Kinder- und Jugendcampus

Monatelang haben sich Vertreter des Senats, des Denkmalschutzes und des Bezirksamtes mit Architekten und den privaten Investoren über die Baupläne verständigt. Es ging vor allem darum, den Wunsch der Bewohner zu berücksichtigen, dass die neuen Bauten nicht die weitläufige Grünanlage im Park zerstören, von einem grünen Korridor ist die Rede. Es gab auch die Idee, mehrere Hochhäuser zu errichten, schließlich ist der Thälmann-Park ein von Hochhäusern geprägtes Wohngebiet, und solch ein Hochhaus sei ein „selbstbewusstes Signal“, so die Begründung. Doch Denkmalschützer gewähren nur ein Gebäude mit 109 Meter Höhe (so hoch ist das höchste Haus im Thälmann-Park), sonst entstünde eine „zu große Konkurrenz“ zum denkmalgeschützten Wohnensemble.

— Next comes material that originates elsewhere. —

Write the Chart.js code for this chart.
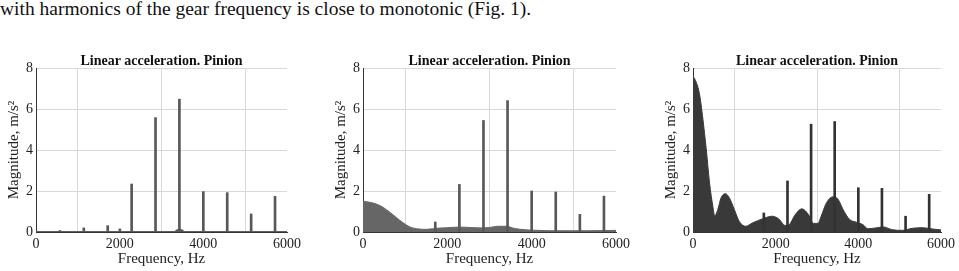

Zum aktuellen Plan gehört auch ein Kinder- und Jugendcampus mit Kita, Grundschule, Sporthallen und Gymnastikwiese. An der Greifswalder Straße entsteht ein Stadtplatz, die zehn aneinandergrenzenden Wohnhäuser an der Bahnstrecke („Wohnschlange“) müssen wegen eines Stellwerkerhauses der Bahn, das nicht entfernt werden darf, in einem Bogen gebaut werden. Mit dem Bau wird frühestens im Jahr 2018 begonnen.

Streit um Parkplätze

Viele Anwohner lehnen die aktuellen Baupläne ab. Nicht zuletzt auch deshalb, weil etwa 300 Parkplätze wegfallen. Die meist älteren Leute beklagen, sie seien auf ihre Autos angewiesen. Eine Anwohner-Initiative fordert, die freien Flächen komplett als Grünzug zu erhalten.

Das wird wohl nicht passieren. Stadtrat Kirchner sagt: „Es wird Veränderungen geben im Kiez. Doch der Thälmann-Park bleibt in seiner Grundstruktur erhalten. Und er wird weniger dicht bebaut sein, als es in Prenzlauer Berg sonst üblich ist.“ Unter den geplante Neubauten soll es Tiefgaragen mit etwa 300 Stellplätzen geben. Anwohner haben jedoch ausgerechnet, dass viel mehr Plätze gebraucht würden. „Wir werden noch lange und intensiv miteinander reden“, sagt Kirchner, der die Pläne möglichst schnell realisieren will. Den Anwohnern hingegen kann es gar nicht langsam genug vorangehen.